The first of these questions is: who are "the people" in the United States? Populist movements in American history have raised important and substantial claims of injustice against oppression by elites in economic, political, juridical and cultural life. But populism has also often carried with it claims that "the people" are really only some of the people who live within the United States. For this reason, populist nationalism has often been exclusionary and nativist. The recent campaign was deeply marred by exclusionary rhetoric and proposals that have driven deep wedges into our culture and raised the specter of imposing exclusionary government policies. It is essential that the nationalistic impulse be purged of this nativist dimension so that it can be a source of unity in our nation rather than division.

The second question which America must confront is: what does greatness mean for the United States?  Does this greatness revolve principally around questions of power, wealth and success? Or is the greatness we seek founded in the order of justice, freedom, truth and solidarity? In short, is it a material greatness or a greatness of the soul?

The question of American exceptionalism has long been a source of contention in historical and political debate. And this exceptionalism has been characterized in many different ways. In my view the most important form of exceptionalism which we might claim flows from the reality that we as a nation of immigrants are not tied together by connections of blood, but rather by the set of aspirations which our Founders set forth in 1776 and which they both succeeded and failed to attain. Thus patriotism for us as Americans is an aspiration renewed in every age by understanding the noble elements of our nation's birth and the defects of its original vision. And our patriotism is not a foundation for pride, but an ever deepening challenge to ennoble our culture, society and government. Such is the nature of true greatness for America.

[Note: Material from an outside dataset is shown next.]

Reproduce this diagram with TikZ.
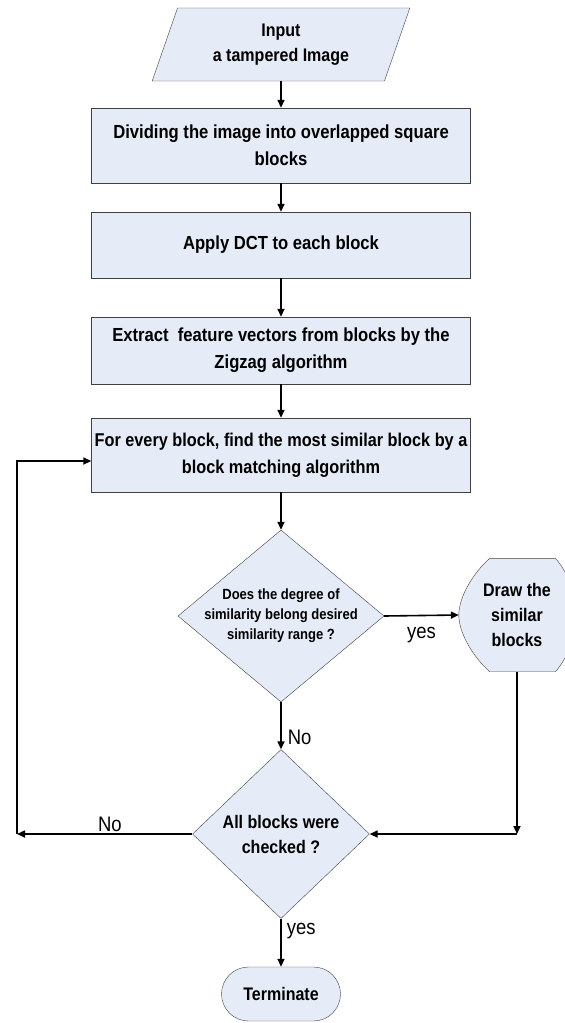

The final question which our society must answer in relation to the nationalism coursing through our culture is whether that nationalism conceives itself as rooted in the interests of the United States alone, or whether it is connected on a fundamental level with our obligations to the international common good.  In surveying the effects of globalization on the world, Pope Benedict lamented "as society becomes ever more globalized, it makes us neighbors but does not make us brothers." Does the nationalism which we are experiencing today view our country as brother and sister to the other peoples of the world? Catholic social teaching has become ever clearer that on issues of international trade, the environment, human trafficking, refugees and migrants, and war and peace there is an international common good which must constrain powerful nations from using their asymmetrical power to disadvantage the most vulnerable peoples of the world. Moreover, the dominant nations of the world have a special obligation to use their strength to create collective goods for the world as a whole. Only a nationalism attentive to such a notion of the international common good is truly capable of bringing greatness to America.

The Challenge of Erroneous Autonomy

The past year compels us to pay greater attention to deep cultural and political currents which rage within our nation, rather than to carefully thought out ideologies and political programs. It has also alerted us to central cultural forces which claim moral legitimacy, but which are in themselves morally neutral or even devastatingly destructive when disconnected from a moral and political framework tied to the order of justice, freedom and solidarity.

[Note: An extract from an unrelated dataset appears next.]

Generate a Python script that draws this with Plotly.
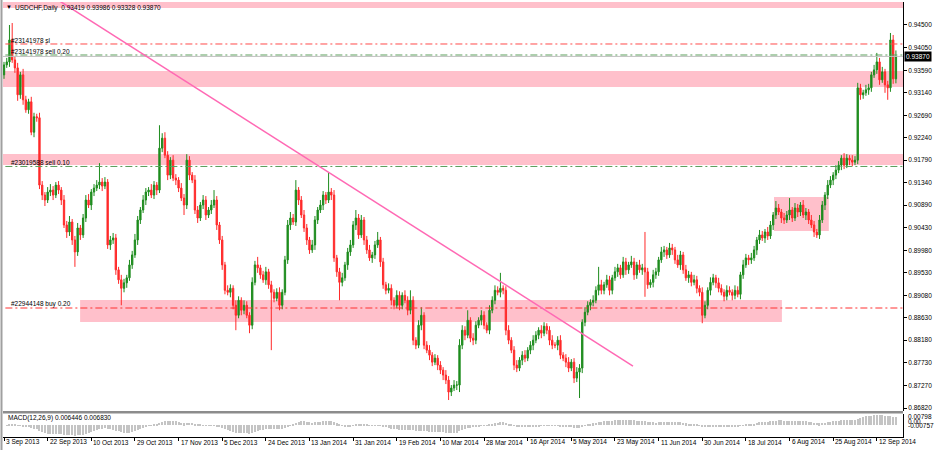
import numpy as np
import pandas as pd
from plotly import graph_objects as go

# USDCHF daily closes, in 1/10000 (3 Sep 2013 .. Sep 2014)
close_pips = [
    9370, 9376, 9420, 9380, 9364, 9310, 9350, 9300, 9280, 9296, 9235, 9266, 9264, 9129, 9109, 9099, 9115, 9119, 9109, 9129,
    9119, 9099, 9049, 9035, 9055, 9019, 8995, 9043, 9029, 9063, 9099, 9089, 9115, 9123, 9129, 9135, 9127, 9135, 9009, 9019,
    9023, 8959, 8939, 8922, 8933, 8943, 8969, 8989, 9019, 9059, 9079, 9099, 9115, 9119, 9109, 9129, 9119, 9203, 9223, 9189,
    9149, 9179, 9143, 9139, 9123, 9103, 9089, 9179, 9149, 9139, 9079, 9063, 9089, 9099, 9069, 9079, 9089, 9099, 9049, 9019,
    8969, 8918, 8914, 8922, 8888, 8868, 8898, 8878, 8888, 8868, 8848, 8934, 8969, 8963, 8949, 8939, 8955, 8929, 8914, 8902,
    8914, 8888, 8914, 8979, 9049, 9063, 9055, 9119, 9099, 9069, 9043, 9019, 8999, 9009, 9059, 9079, 9089, 9109, 9099, 9115,
    9109, 8983, 8955, 8934, 8943, 8969, 8995, 9009, 9049, 9063, 9029, 9059, 9019, 8999, 8983, 8989, 9009, 9019, 8975, 8929,
    8918, 8922, 8898, 8888, 8908, 8888, 8908, 8898, 8878, 8898, 8818, 8808, 8848, 8868, 8808, 8798, 8788, 8774, 8782, 8768,
    8758, 8748, 8738, 8714, 8722, 8728, 8728, 8808, 8838, 8828, 8858, 8822, 8818, 8848, 8858, 8868, 8848, 8838, 8878, 8898,
    8918, 8914, 8922, 8918, 8838, 8818, 8798, 8768, 8762, 8778, 8788, 8782, 8798, 8808, 8818, 8828, 8838, 8832, 8846, 8838,
    8818, 8808, 8808, 8818, 8788, 8782, 8774, 8762, 8774, 8742, 8754, 8762, 8854, 8874, 8888, 8894, 8898, 8918, 8929, 8918,
    8929, 8939, 8918, 8943, 8955, 8963, 8949, 8975, 8959, 8969, 8975, 8949, 8969, 8959, 8963, 8955, 8929, 8934, 8949, 8955,
    8979, 8995, 8999, 8989, 9003, 8999, 8979, 8969, 8989, 8959, 8943, 8949, 8934, 8939, 8922, 8914, 8868, 8888, 8918, 8934,
    8943, 8933, 8922, 8914, 8906, 8918, 8914, 8908, 8918, 8910, 8949, 8969, 8983, 8979, 8983, 8999, 9019, 9029, 9023, 9035,
    9027, 9049, 9069, 9083, 9075, 9063, 9059, 9069, 9079, 9063, 9083, 9075, 9089, 9069, 9075, 9059, 9049, 9035, 9029, 9059,
    9089, 9109, 9129, 9139, 9149, 9159, 9169, 9183, 9169, 9183, 9179, 9175, 9179, 9324, 9310, 9314, 9320, 9324, 9350, 9360,
    9376, 9340, 9356, 9330, 9324, 9420, 9342, 9387,
]
first_open = 9350

# wick lengths above / below the body, in 1/10000
wick_up = [
    6, 8, 30, 34, 8, 10, 6, 12, 8, 6, 10, 8, 6, 10, 8, 6, 10, 12, 8, 6,
    8, 6, 10, 8, 12, 6, 8, 10, 6, 8, 10, 12, 6, 8, 10, 38, 8, 10, 6, 8,
    10, 8, 6, 10, 8, 6, 10, 8, 12, 8, 6, 10, 8, 6, 12, 8, 6, 46, 10, 12,
    8, 6, 10, 8, 6, 10, 8, 12, 8, 6, 10, 8, 6, 10, 8, 6, 10, 20, 8, 6,
    8, 6, 10, 8, 6, 10, 8, 6, 10, 8, 6, 10, 8, 16, 6, 8, 10, 6, 8, 6,
    8, 10, 6, 8, 10, 12, 8, 20, 6, 8, 10, 8, 6, 10, 8, 6, 10, 8, 6, 40,
    8, 10, 6, 8, 10, 6, 8, 10, 8, 16, 8, 10, 6, 8, 10, 6, 8, 16, 6, 8,
    6, 10, 8, 6, 10, 8, 6, 10, 8, 20, 8, 6, 10, 16, 6, 8, 10, 6, 8, 6,
    8, 6, 10, 8, 6, 10, 8, 12, 10, 8, 20, 6, 10, 8, 6, 10, 8, 6, 10, 8,
    10, 8, 31, 6, 8, 10, 6, 8, 10, 6, 8, 10, 6, 8, 10, 8, 6, 10, 8, 6,
    8, 10, 6, 8, 10, 6, 8, 10, 6, 8, 10, 8, 6, 10, 8, 6, 10, 8, 36, 10,
    6, 10, 8, 6, 10, 8, 6, 10, 8, 6, 12, 8, 6, 10, 8, 72, 8, 6, 10, 8,
    6, 10, 8, 6, 10, 8, 6, 10, 8, 6, 10, 8, 6, 10, 8, 6, 10, 8, 6, 10,
    8, 6, 10, 8, 6, 10, 8, 6, 10, 8, 6, 10, 8, 6, 10, 8, 6, 10, 8, 6,
    10, 8, 6, 14, 8, 6, 10, 8, 24, 6, 10, 8, 6, 10, 8, 6, 10, 8, 6, 10,
    8, 6, 10, 8, 6, 10, 8, 6, 10, 8, 6, 10, 8, 10, 8, 6, 10, 8, 6, 10,
    18, 8, 10, 6, 8, 14, 10, 12,
]
wick_dn = [
    8, 6, 10, 6, 10, 12, 8, 10, 6, 8, 6, 10, 8, 8, 10, 12, 6, 8, 10, 6,
    8, 10, 6, 12, 8, 10, 30, 8, 10, 6, 8, 6, 10, 8, 6, 8, 10, 6, 8, 10,
    8, 10, 8, 34, 8, 10, 6, 8, 6, 10, 8, 6, 10, 8, 6, 8, 10, 6, 8, 6,
    10, 8, 6, 10, 8, 6, 20, 8, 10, 6, 8, 10, 6, 8, 10, 6, 8, 6, 10, 8,
    10, 8, 6, 10, 8, 30, 6, 10, 8, 6, 16, 8, 6, 10, 8, 6, 10, 8, 116, 8,
    6, 10, 8, 6, 8, 10, 6, 8, 10, 6, 8, 10, 8, 6, 10, 8, 6, 10, 8, 6,
    10, 8, 10, 36, 8, 6, 10, 8, 6, 10, 8, 6, 10, 8, 6, 10, 8, 6, 10, 8,
    8, 6, 10, 8, 6, 10, 8, 6, 10, 8, 10, 8, 6, 10, 8, 6, 10, 8, 6, 10,
    8, 10, 8, 16, 8, 6, 10, 14, 8, 10, 6, 8, 10, 8, 6, 10, 8, 6, 8, 6,
    8, 6, 10, 8, 10, 8, 6, 10, 8, 6, 10, 8, 6, 8, 10, 6, 8, 10, 6, 8,
    10, 8, 6, 10, 8, 6, 10, 8, 6, 10, 8, 52, 10, 8, 6, 10, 8, 6, 10, 8,
    8, 6, 10, 8, 6, 10, 8, 6, 10, 8, 6, 10, 8, 6, 10, 50, 8, 6, 10, 8,
    8, 6, 10, 8, 6, 10, 8, 6, 10, 8, 6, 10, 8, 6, 10, 8, 16, 6, 8, 10,
    6, 10, 8, 6, 10, 8, 6, 10, 8, 6, 10, 8, 6, 10, 8, 6, 10, 8, 6, 10,
    8, 6, 10, 8, 6, 10, 8, 6, 10, 8, 6, 10, 8, 6, 10, 8, 6, 10, 6, 8,
    6, 10, 8, 6, 10, 8, 6, 10, 8, 6, 10, 8, 6, 8, 10, 8, 6, 10, 8, 6,
    8, 10, 6, 16, 24, 8, 10, 9,
]

date_labels = ['3 Sep 2013', '22 Sep 2013', '10 Oct 2013', '29 Oct 2013', '17 Nov 2013',
               '5 Dec 2013', '24 Dec 2013', '13 Jan 2014', '31 Jan 2014', '19 Feb 2014',
               '10 Mar 2014', '28 Mar 2014', '16 Apr 2014', '5 May 2014', '23 May 2014',
               '11 Jun 2014', '30 Jun 2014', '18 Jul 2014', '6 Aug 2014', '25 Aug 2014',
               '12 Sep 2014']
bars_per_label = 16

price_ticks = [0.94500, 0.94050, 0.93590, 0.93140, 0.92690, 0.92240, 0.91790, 0.91340, 0.90890,
               0.90430, 0.89980, 0.89530, 0.89080, 0.88630, 0.88180, 0.87730, 0.87270, 0.86820]
macd_labels = ['0.00798', '0.00', '-0.00757']

header_text = 'USDCHF,Daily  0.93419 0.93986 0.93328 0.93870'
macd_text = 'MACD(12,26,9) 0.006446 0.006830'
last_price = 0.93870

# order lines and zones (price levels)
sl_level = 0.94119
sell20_level = 0.93898
sell10_level = 0.91663
buy20_level = 0.88825
zone_top = (0.9484, 0.9520)
zone_upper = (0.93257, 0.93578)
zone_mid = (0.91693, 0.91913)
zone_low = (0.88544, 0.88986)
zone_box = (0.90369, 0.91051)
trend_pts = ((19.8, 0.95001), (230.6, 0.87662))

FONT = 'Liberation Sans'
GREEN = '#1e8c1e'
RED = '#ff2a2a'
PINK = '#ffc0cb'

W, H = 934, 450
ML, MR, MT, MB = 3, 31, 2, 13
PW, PH = W - ML - MR, H - MT - MB


def px(xp):
    return (xp - ML) / PW


def py(yp):
    return (H - MB - yp) / PH


def main():
    c = np.array(close_pips) / 1e4
    o = np.concatenate([[first_open / 1e4], c[:-1]])
    h = np.maximum(o, c) + np.array(wick_up) / 1e4
    l = np.minimum(o, c) - np.array(wick_dn) / 1e4
    idx = np.arange(len(c))

    s = pd.Series(c)
    macd = s.ewm(span=12, adjust=False).mean() - s.ewm(span=26, adjust=False).mean()

    fig = go.Figure()
    fig.add_trace(go.Candlestick(
        x=idx, open=o, high=h, low=l, close=c,
        increasing=dict(line=dict(color=GREEN, width=1), fillcolor=GREEN),
        decreasing=dict(line=dict(color=RED, width=1), fillcolor=RED),
        whiskerwidth=0, hoverinfo='skip', xaxis='x', yaxis='y'))
    fig.add_trace(go.Bar(x=idx, y=macd, marker=dict(color='#c4c4c4', line=dict(width=0)),
                         width=0.4, hoverinfo='skip', xaxis='x2', yaxis='y2'))

    shapes = []
    for y0, y1 in [zone_top, zone_upper, zone_mid]:
        shapes.append(dict(type='rect', xref='x', yref='y', x0=-5, x1=340, y0=y0, y1=y1,
                           fillcolor=PINK, line=dict(width=0), layer='below'))
    shapes.append(dict(type='rect', xref='x', yref='y', x0=27.9, x1=285.2, y0=zone_low[0], y1=zone_low[1],
                       fillcolor=PINK, line=dict(width=0), layer='below'))
    shapes.append(dict(type='rect', xref='x', yref='y', x0=282.3, x1=302.4, y0=zone_box[0], y1=zone_box[1],
                       fillcolor=PINK, line=dict(width=0), layer='below'))
    dd = '7px,3px,2px,3px'
    for lvl, col in [(sl_level, '#ff4a4a'), (buy20_level, '#ff3030'),
                     (sell20_level, '#5a9e5a'), (sell10_level, '#5a9e5a')]:
        shapes.append(dict(type='line', xref='x', yref='y', x0=-5, x1=340, y0=lvl, y1=lvl,
                           line=dict(color=col, width=1, dash=dd)))
    shapes.append(dict(type='line', xref='x', yref='y', x0=-5, x1=340, y0=last_price, y1=last_price,
                       line=dict(color='#c0c0c0', width=1)))
    (tx0, ty0), (tx1, ty1) = trend_pts
    shapes.append(dict(type='line', xref='x', yref='y', x0=tx0, y0=ty0, x1=tx1, y1=ty1,
                       line=dict(color='#ff69b4', width=1.5)))
    # panel separator and left frame
    shapes.append(dict(type='rect', xref='paper', yref='paper', x0=0, x1=1, y0=py(413.5), y1=py(411),
                       fillcolor='#8c8c8c', line=dict(width=0)))
    shapes.append(dict(type='line', xref='paper', yref='paper', x0=px(1.5), x1=px(1.5), y0=py(450), y1=py(0),
                       line=dict(color='#a0a0a0', width=2)))

    f = dict(family=FONT, size=6.5, color='black')
    ann = [
        dict(text='\u25bc', x=px(4), y=py(7.5), xref='paper', yref='paper', xanchor='left', yanchor='middle',
             showarrow=False, font=dict(family=FONT, size=6, color='black')),
        dict(text=header_text, x=px(13), y=py(8), xref='paper', yref='paper', xanchor='left', yanchor='middle',
             showarrow=False, font=f),
        dict(text=macd_text, x=px(6), y=py(418), xref='paper', yref='paper', xanchor='left', yanchor='middle',
             showarrow=False, font=f),
        dict(text='%.5f' % last_price, x=1, y=last_price, xref='paper', yref='y', xanchor='left', yanchor='middle',
             xshift=1, showarrow=False, bgcolor='black', borderpad=1, font=dict(family=FONT, size=6.5, color='white')),
    ]
    for txt, yp in [('#23141978 sl', 41), ('#23141978 sell 0.20', 51.5),
                    ('#23019588 sell 0.10', 162.5), ('#22944148 buy 0.20', 304)]:
        ann.append(dict(text=txt, x=px(9), y=py(yp), xref='paper', yref='paper', xanchor='left',
                        yanchor='middle', showarrow=False, font=f))
    for txt, yp in zip(macd_labels, [416.5, 421, 425.5]):
        ann.append(dict(text=txt, x=1, y=py(yp), xref='paper', yref='paper', xanchor='left', yanchor='middle',
                        xshift=3, showarrow=False, font=f))
    tickpos = [k * bars_per_label for k in range(len(date_labels))]
    for txt, xv in zip(date_labels, tickpos):
        ann.append(dict(text=txt, x=xv, y=py(442), xref='x', yref='paper', xanchor='left', yanchor='middle',
                        xshift=0, showarrow=False, font=f))

    xr = [-0.37, 329.6]
    fig.update_layout(
        width=W, height=H,
        margin=dict(l=ML, r=MR, t=MT, b=MB, autoexpand=False),
        paper_bgcolor='white', plot_bgcolor='white',
        showlegend=False, hovermode=False,
        font=dict(family=FONT, size=6.5, color='black'),
        xaxis=dict(domain=[0, 1], anchor='y', range=xr, showticklabels=False, showgrid=False,
                   zeroline=False, rangeslider=dict(visible=False), showline=False),
        xaxis2=dict(domain=[0, 1], anchor='y2', matches='x', range=xr, showgrid=False, zeroline=False,
                    showticklabels=False, tickvals=tickpos, ticks='outside', ticklen=3, tickcolor='black',
                    showline=True, linecolor='black', linewidth=1),
        yaxis=dict(domain=[py(411), 1], anchor='x', side='right', range=[0.8676, 0.94961],
                   tickvals=price_ticks, ticktext=['%.5f' % v for v in price_ticks],
                   ticks='outside', ticklen=3, tickcolor='black', showgrid=False, zeroline=False,
                   showline=True, linecolor='black', linewidth=1, tickfont=f, automargin=False),
        yaxis2=dict(domain=[0, py(414)], anchor='x2', side='right', range=[-0.0087, 0.0082],
                    showticklabels=False, showgrid=False, zeroline=False,
                    showline=True, linecolor='black', linewidth=1),
        bargap=0,
        shapes=shapes,
        annotations=ann,
    )
    fig.write_html('out.html', config={'displayModeBar': False},
                   post_script="document.body.style.margin='0';")


if __name__ == '__main__':
    main()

It is not in their internal structures that the drive for free markets, the technocratic perspective or nationalism are dangerous. It is when they are morally autonomous, when they in themselves are directive of cultural thinking and public policy, that they become perilous for the well-being of our nation.

It is our task as a people to reconnect these cultural currents to sound moral anchors. It is a task of dialogue and solidarity, honesty and openness. And ultimately it is a task of grace and hope.

[Robert McElroy is bishop of the San Diego, Calif., diocese.]